Image based deploys are unavailable
Incident Report for Astro
Postmortem

On November 7th, around 3:00 AM PST customers were unable to push new deployment images when using API tokens or API keys and this lasted for 19 hours. The incident in question was triggered by a release containing code that did not account for authentication methods, occurring when a new feature, deploy rollbacks, was merged and activated in the production environment. Customers who did not upgrade their CLI could use the deploy command without error, but those with upgraded versions encountered issues, so we mitigated the errors by unpinning the failing CLI version and disabling a feature flag before implementing a full fix.‌

The root cause of the issue was traced back to a specific piece of code that handled authorization requests for our Docker registry. We recently removed a proxy that was sitting in front of the registry that was used to authenticate requests and instead configured the registry to perform auth checks itself.

However, the newly implemented deploy rollback code failed to accommodate authorization requests using API tokens or API keys, leading to the malfunction. This failure was primarily an oversight in addressing the implementation details necessary for this use case.

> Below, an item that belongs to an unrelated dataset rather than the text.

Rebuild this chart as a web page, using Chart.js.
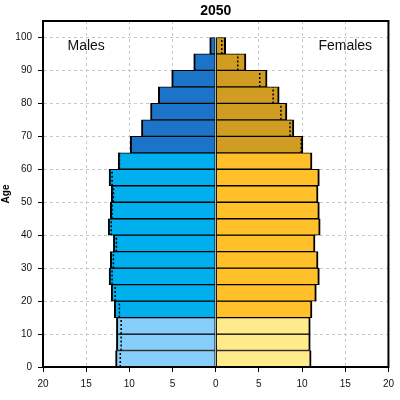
<!DOCTYPE html>
<html>
<head>
<meta charset="utf-8">
<script src="https://cdn.jsdelivr.net/npm/chart.js@4.4.1/dist/chart.umd.min.js"></script>
<style>
  html, body { margin: 0; padding: 0; background: #fff; }
</style>
</head>
<body>
<canvas id="pyramid" width="400" height="400"></canvas>
<script>
const chartTitle = '2050';
const ageGroups = ['0-4', '5-9', '10-14', '15-19', '20-24', '25-29', '30-34', '35-39', '40-44', '45-49',
  '50-54', '55-59', '60-64', '65-69', '70-74', '75-79', '80-84', '85-89', '90-94', '95-99', '100+'];
const ageLower = [0, 5, 10, 15, 20, 25, 30, 35, 40, 45, 50, 55, 60, 65, 70, 75, 80, 85, 90, 95, 100];
const groupWidth = 5;

const males = [11.6, 11.5, 11.5, 11.75, 12.1, 12.35, 12.2, 11.85, 12.45, 12.2, 12.1, 12.35,
  11.3, 9.9, 8.6, 7.55, 6.65, 5.1, 2.55, 0.7, 0];
const females = [11.05, 10.95, 10.95, 11.15, 11.65, 12.0, 11.85, 11.5, 12.1, 12.0, 11.85, 12.0,
  11.15, 10.1, 9.05, 8.25, 7.35, 5.95, 3.5, 1.15, 0];

const ageTicks = [0, 10, 20, 30, 40, 50, 60, 70, 80, 90, 100];
const xTicks = [-20, -15, -10, -5, 0, 5, 10, 15, 20];

// colours for children / working age / elderly
const maleColors = ['#87CEFA', '#00B0EE', '#1C74C8'];
const femaleColors = ['#FFEB8B', '#FFC02A', '#D09C22'];

function band(lower) {
  if (lower < 15) return 0;
  if (lower < 65) return 1;
  return 2;
}

// dotted marker = the other sex's value, shown where it falls inside the bar
function markerPoints(own, other, sign) {
  const pts = [];
  own.forEach((v, i) => {
    if (other[i] > 0 && other[i] < v) {
      pts.push({ x: sign * other[i], y: ageLower[i] });
      pts.push({ x: sign * other[i], y: ageLower[i] + groupWidth });
      pts.push({ x: null, y: null });
    }
  });
  return pts;
}

const fontFamily = '"Liberation Sans", Arial, sans-serif';
Chart.defaults.font.family = fontFamily;
Chart.defaults.color = '#000';

const gridGray = '#c8c8c8';

const textPlugin = {
  id: 'pyramidText',
  afterDraw(chart) {
    const { ctx, chartArea: a } = chart;
    const xs = chart.scales.x;
    const ys = chart.scales.yAge;
    ctx.save();
    ctx.strokeStyle = '#000';
    ctx.lineWidth = 2;
    ctx.strokeRect(a.left, a.top, a.right - a.left, a.bottom - a.top);
    ctx.fillStyle = '#000';
    ctx.textAlign = 'center';
    ctx.textBaseline = 'middle';
    ctx.font = 'bold 14px ' + fontFamily;
    ctx.fillText(chartTitle, (a.left + a.right) / 2, 11);
    ctx.font = '14px ' + fontFamily;
    ctx.fillStyle = '#111';
    ctx.fillText('Males', xs.getPixelForValue(-15), ys.getPixelForValue(97.5));
    ctx.fillText('Females', xs.getPixelForValue(15), ys.getPixelForValue(97.5));
    ctx.restore();
  }
};

const ctx = document.getElementById('pyramid').getContext('2d');
const chart = new Chart(ctx, {
  type: 'bar',
  data: {
    labels: ageGroups,
    datasets: [{
      label: 'Males',
      data: males.map(v => -v),
      backgroundColor: ageLower.map(a => maleColors[band(a)]),
      borderColor: '#000',
      borderWidth: { left: 2, right: 1, top: 1, bottom: 1 },
      borderSkipped: false,
      grouped: false,
      barPercentage: 1,
      categoryPercentage: 1,
      xAxisID: 'x',
      yAxisID: 'y',
      order: 1
    }, {
      label: 'Females',
      data: females,
      backgroundColor: ageLower.map(a => femaleColors[band(a)]),
      borderColor: '#000',
      borderWidth: { left: 1, right: 2, top: 1, bottom: 1 },
      borderSkipped: false,
      grouped: false,
      barPercentage: 1,
      categoryPercentage: 1,
      xAxisID: 'x',
      yAxisID: 'y',
      order: 1
    }, {
      type: 'line',
      label: 'Females (on male side)',
      data: markerPoints(males, females, -1),
      borderColor: '#000',
      borderWidth: 1.5,
      borderDash: [2, 2],
      pointRadius: 0,
      fill: false,
      spanGaps: false,
      xAxisID: 'x',
      yAxisID: 'yAge',
      order: 0
    }, {
      type: 'line',
      label: 'Males (on female side)',
      data: markerPoints(females, males, 1),
      borderColor: '#000',
      borderWidth: 1.5,
      borderDash: [2, 2],
      pointRadius: 0,
      fill: false,
      spanGaps: false,
      xAxisID: 'x',
      yAxisID: 'yAge',
      order: 0
    }]
  },
  options: {
    indexAxis: 'y',
    responsive: false,
    animation: false,
    layout: { padding: { top: 21, right: 11, left: 0, bottom: 0 } },
    plugins: {
      legend: { display: false },
      title: { display: false },
      tooltip: { enabled: false }
    },
    scales: {
      x: {
        type: 'linear',
        min: -20,
        max: 20,
        offset: false,
        afterBuildTicks: s => { s.ticks = xTicks.map(v => ({ value: v })); },
        afterFit: s => { s.height = 33; },
        ticks: {
          padding: 6,
          font: { size: 10 },
          color: '#111',
          callback: v => String(Math.abs(v))
        },
        grid: {
          offset: false,
          color: c => (c.tick && c.tick.value === 0) ? 'rgba(0,0,0,0)' : gridGray,
          lineWidth: 1,
          tickLength: 5,
          tickColor: '#000'
        },
        border: { display: true, color: '#000', width: 2, dash: [3, 3] }
      },
      y: {
        type: 'category',
        reverse: true,
        display: false,
        grid: { display: false }
      },
      yAge: {
        type: 'linear',
        position: 'left',
        min: 0,
        max: 105,
        offset: false,
        afterBuildTicks: s => { s.ticks = ageTicks.map(v => ({ value: v })); },
        afterFit: s => { s.width = 43; },
        title: {
          display: true,
          text: 'Age',
          font: { size: 10, weight: 'bold' },
          color: '#000',
          padding: 0
        },
        ticks: {
          padding: 6,
          font: { size: 10 },
          color: '#111'
        },
        grid: {
          offset: false,
          color: gridGray,
          lineWidth: 1,
          tickLength: 5,
          tickColor: '#000'
        },
        border: { display: true, color: '#000', width: 2, dash: [3, 3] }
      }
    }
  },
  plugins: [textPlugin]
});
</script>
</body>
</html>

Two major feature flows were merged in the same release cycle, both heavily reliant on each other - the Docker registry authentication redesign in our change in k8s infrastructure that exposes our docker registry service and the redeploy feature in Astro core. Such merging of coupled, large feature sets is inherently risky. In this particular case, the release cadence could have been spread out to mitigate the risks.

The combination of the release of multiple components (CLI and Airflow deployment management), and the lack of integration testing between different combinations of versions of these components meant that the failing scenario was not replicated in testing. This gap in testing has been identified, and we are working towards testing matrices with all in-use versions of Astro components.

Posted Nov 17, 2023 - 17:30 UTC

Resolved
This incident has been resolved.
Posted Nov 08, 2023 - 19:15 UTC
Monitoring
A fix has been implemented and we are monitoring the results
Posted Nov 08, 2023 - 15:35 UTC
Identified
The issue has been identified and a fix is being implemented.
Posted Nov 08, 2023 - 14:12 UTC
Investigating
Deploying images from astro-cli seems to be resulting in:
`Error: Invalid request: Could not get docker registry token for request: Internal server error`
Posted Nov 08, 2023 - 11:29 UTC
This incident affected: Astro Hybrid (Deployment Management) and Astro Hosted (Deployment Management).